Southern California Declares Water Shortage Emergency
Southern California has taken the unprecedented step of declaring a water shortage emergency in some parts of the region, including San Bernardino, Ventura and Los Angeles – affecting approximately six million people.
The state as a whole has been in a sustained period of drought for the last three years, which has had a big impact on the water supply system. The federal government’s drought monitor shows, in fact, that more than 95 per cent of the state is now in severe drought conditions, the Independent reports.
What this latest declaration means is that from June 1st, outdoor watering will be restricted to one day a week in places that are dependent on the State Water Project, a network of aqueducts.
Residents have also been asked by the Metropolitan Water District of Southern California (MWD) to voluntarily cut their water use, saving up to 30 per cent each. The MWD went on to note that fines will be imposed on water departments that exceed water usage limits.
However, some exceptions have been made, such as drip irrigation and other high-efficiency systems, and hand-watering where it is necessary for the long-term health of trees and plants.
A rebate programme is also being offered to residents and business owners by the Los Angeles Department of Water and Power, with turf lawns replaced with water retention features and drought-resistant plants that can handle the semi-arid conditions more successfully.
A statement from the MWD read: “In addition to reduced precipitation since 2020, California’s climate is transitioning to a warmer setting in which historical relationships among temperature, precipitation and runoff are changing.”
The problem is also being exacerbated by the drying-up of the Colorado River. American Rivers has just published its list of America’s Most Endangered Rivers of 2022, with the Colorado River at the very top of the rundown.
The waterway is being threatened by both climate change and out-of-date water management practices – which is having an impact on the 40 million people across seven states, 30 federally recognised Tribal Nations and Mexico, all of whom rely on the river for drinking water supplies. Also at risk is the local wildlife, with the basin home to 30 native fish species and over 400 bird species.
The system is now operating at a deficit and it’s expected that climate change will reduce the river flow by ten to 30 per cent by the year 2050.

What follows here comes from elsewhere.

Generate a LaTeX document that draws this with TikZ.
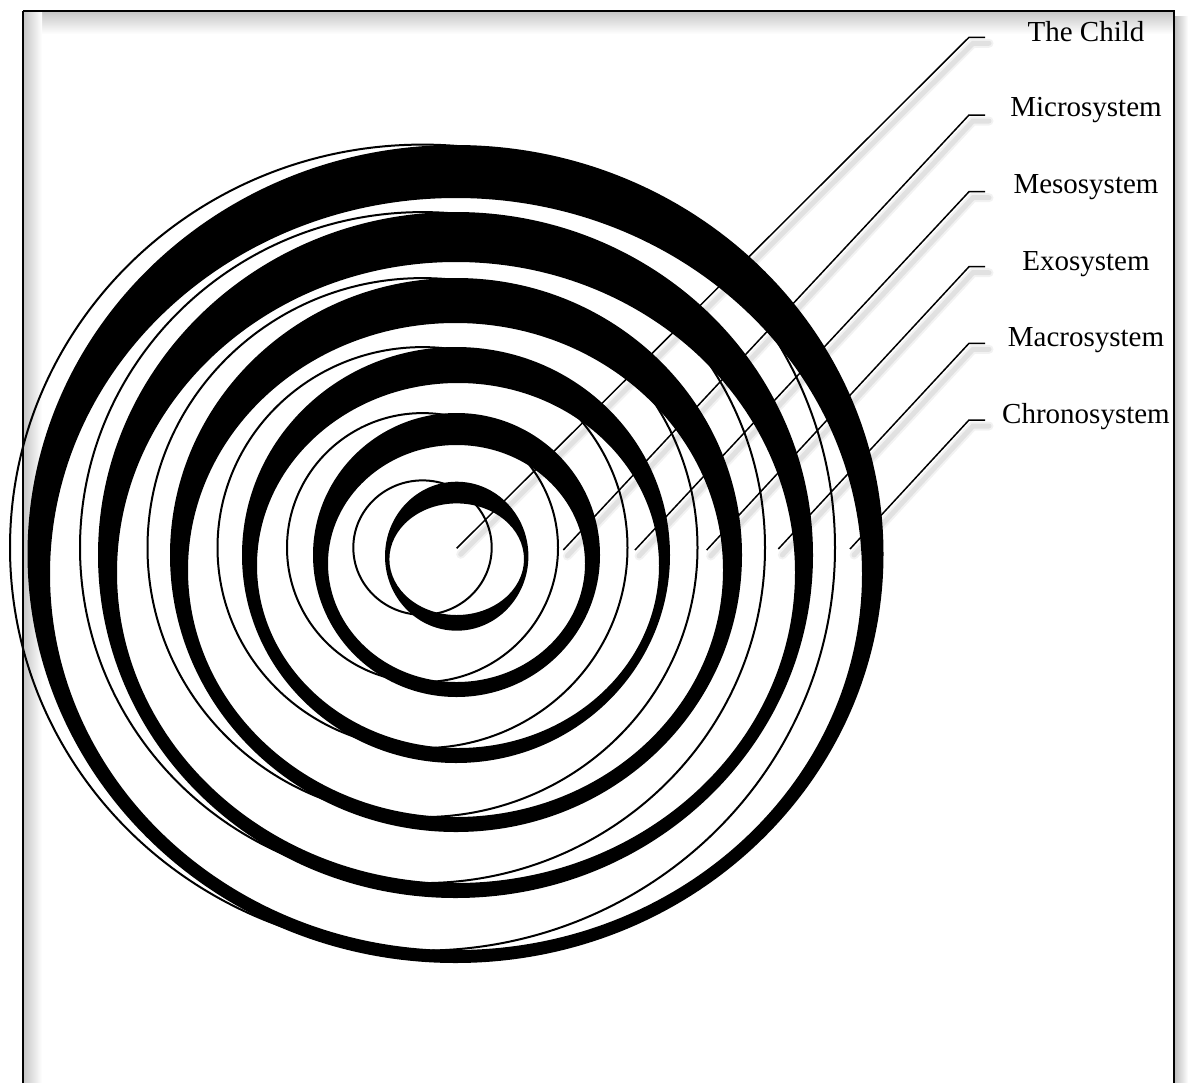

As the organisation explains, river management plans for the river were built on the assumption that almost 18 million acre-feet is carried by the river. However, in reality, only around 13 million acre-feet has been available historically.
As an essential lifeline for the south-west, the river begins as snowmelt from the Rocky Mountains and flows 1,450 miles on its way to the sea.
It irrigates almost 90 per cent of the US’s winter vegetable crops, supports a $1.4 trillion economy and supports hundreds of thousands of jobs – and yet it dries up almost 100 miles from its mouth at the Sea of Cortez because it is so overtapped.